Sunday, February 19, 2012

Fried Chicken for Saturday dinner

I was at Harris Teeter and the whole chickens were on sale for $0.77 per pound.  I got three more since I just can't pass up the good deal.  I put two in the freezer and one in the fridge even though I didn't know what I was going to do with it.  When my husband and I reviewed the menu, with nothing planned for the weekend.  He suggested fried chicken like we just saw on America's Test Kitchen.  Sounds like a plan so it was written into the plan.  The hard part about it is that you have to cut up the whole chicken and brine it for one hour before you make it.  Perfect for a weekend right?  Not great when the maker of the chicken falls asleep on the couch and is left napping until 5 pm!!!!  UGH!  I was still sticking with the plan so dinner was little later then normal.  I put together the brine and put the chicken in and left it in the fridge.  I put together the flour mixture and went on the hunt for where I put my new spider picker upper thingy and deep fryer thermometer that I got for my birthday.  I couldn't find them so I decided to wash the dishes in the sink and clean up a little before I made the bigger mess.  I found them both when I was putting away my cookie cutters :)  YEAH!!!  I got out my new pan and new cooling rack from Christmas.  I was ready to fry!!!

Then took the chicken out of the brine mixture and put it in the flour mixture to coat.  Then I let it sit so that I could do a second coat on the wetter parts of the chicken.  Isn't raw chicken ugly??

Then I did the second coat of breading and put it straight in the frying pan (so to speak).  The challange was to keep the oil at 350 degrees like the instructions said.  I did my best after the first time it went to high and then too low which I figure balances out :)  Then I fried them for 25 minutes which I don't usually do.  Normally I flash fry and cook in the oven the rest of the way through because the chicken is always raw.  This was easier then I thought it was going to be.  I did swimp on the oil so that I didn't waste as much as it called for which meant that I did have to flip the chicken a few times to be on the safe side.
Then I put them on the tray and put them in the oven but we were eating right away since it was so late already and here is what the chicken looked like.  It was super yummy.  I swear that I could taste the difference that the hot sauce made in the brine but I probably couldn't :)
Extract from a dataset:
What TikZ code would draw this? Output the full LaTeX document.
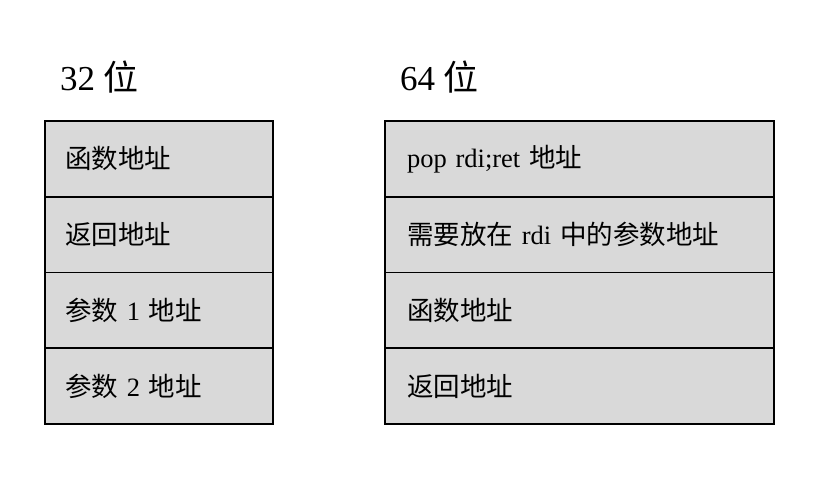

It had a nice thick coating and tasted like the kind you get at the fast food restaurants but less greasy.  I didn't put the seasoning on the outside that the recipe called for but it was a yummy recipe with the parts that I followed.  Below is the original recipe so that you can try all or parts of the recipe that you like :)  Hope you enjoy this recipe as much as my family did!!

Original Recipe:

Nashville Hot Fried Chicken

Serves 4 to 6
Chicken quarters take longer to cook than smaller pieces. To ensure that the exterior doesn't burn before the inside cooks through, keep the oil temperature between 300 and 325 degrees while the chicken is frying. For an extra-hot version, see related recipe.
Ingredients BRINE
  • 3 quarts peanut or vegetable oil
  • 1 tablespoon cayenne pepper
  • 1/2 teaspoon paprika
  • 1 teaspoon salt
  • 1/4 teaspoon garlic powder
  • 1/2 teaspoon sugar
  • 2 cups all-purpose flour
  • 1/2 teaspoon pepper
  • 1. BRINE CHICKEN Whisk water, hot sauce, salt, and sugar in large bowl until salt and sugar dissolve. Add chicken and refrigerate, covered, for 30 minutes or up to 1 hour.
  • 2. BLOOM SPICES Heat 3 tablespoons oil in small saucepan over medium heat until shimmering. Add cayenne, paprika, ½ teaspoon salt, garlic powder, and sugar and cook until fragrant, about 30 seconds. Transfer to small bowl.
  • 3. DREDGE Remove chicken from refrigerator and pour off brine. Combine flour, ½ teaspoon salt, and pepper in large bowl. Dredge chicken pieces 2 at a time in flour mixture. Shake excess flour from chicken and transfer to wire rack. (Do not discard seasoned flour.)
  • 4. FRY AND BRUSH Adjust oven rack to middle position and heat oven to 200 degrees. Heat remaining oil in large Dutch oven over medium-high heat to 350 degrees. Return chicken pieces to flour mixture and turn to coat. Fry half of chicken, adjusting burner as necessary to maintain oil temperature between 300 and 325 degrees, until deep golden brown and white meat registers 160 degrees (175 degrees for dark meat), 20 to 25 minutes. Drain chicken on clean wire rack set inside rimmed baking sheet and place in oven. Bring oil back to 350 degrees and repeat with remaining chicken. Stir spicy oil mixture to recombine and brush over both sides of chicken. Serve on white bread with pickles.